There it is.  No problem.  Let’s see what happens with a week of close attention. Wish me luck.  I think I may need it, even though, clearly, none of the above has anything to do with chance.

Published by michaeljarmer

I'm a public high school English teacher, fiction writer, poet, and musician in Portland, Oregon

4 thoughts on “Of Moral Perfection

  1. Have you read AJ Jacobs’ Guinea Pig Diaries? He has a chapter where he does something similar for a month following George Washington’s 100 rules. I pasted a description below. You/your students might enjoy it after doing your other experiment. AJ Jacobs is quite a character!

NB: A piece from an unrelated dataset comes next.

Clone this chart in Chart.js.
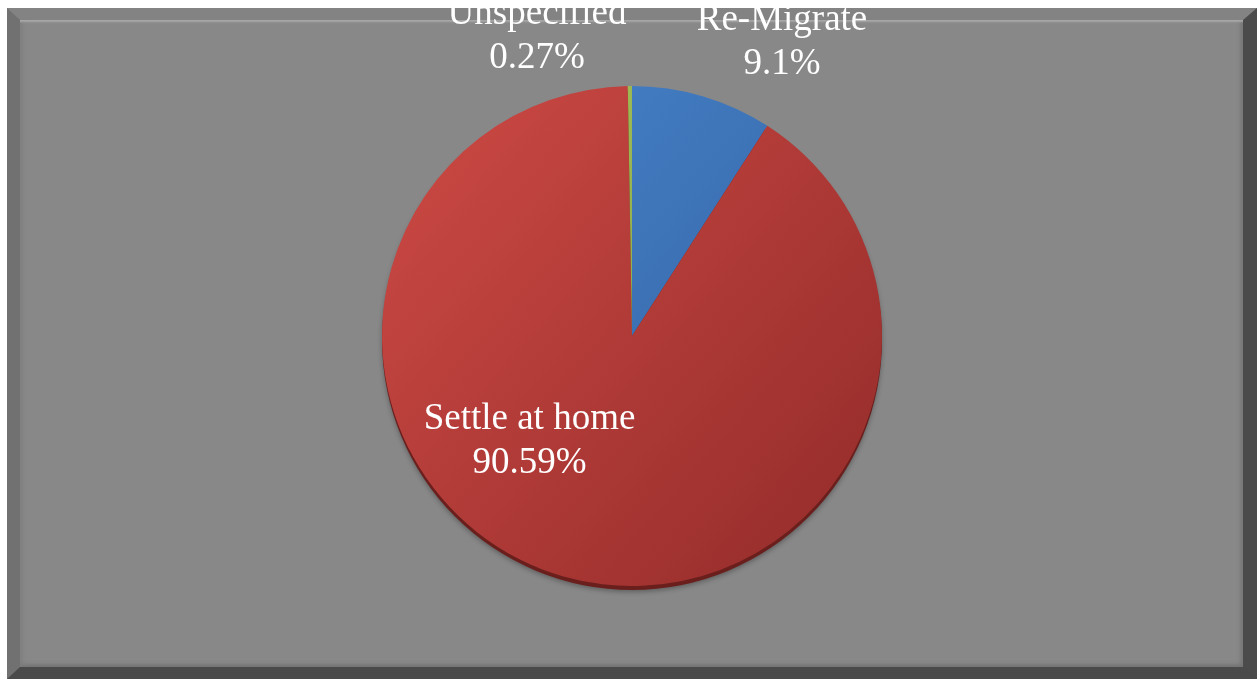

    What Would George Washington Do:
    Living in an increasingly uncivil world, I decide to take radical measures: I follow in the footsteps of George Washington. I adhere to the Founding Father’s “110 Rules of Civility and Decent Behavior in Company and Conversation.” I learn about dignity, compassion, and the timeless social benefits of a properly executed bow. I also refrain from adjusting my private parts in public. That is Rule Number 11 in George Washington’s list. Really.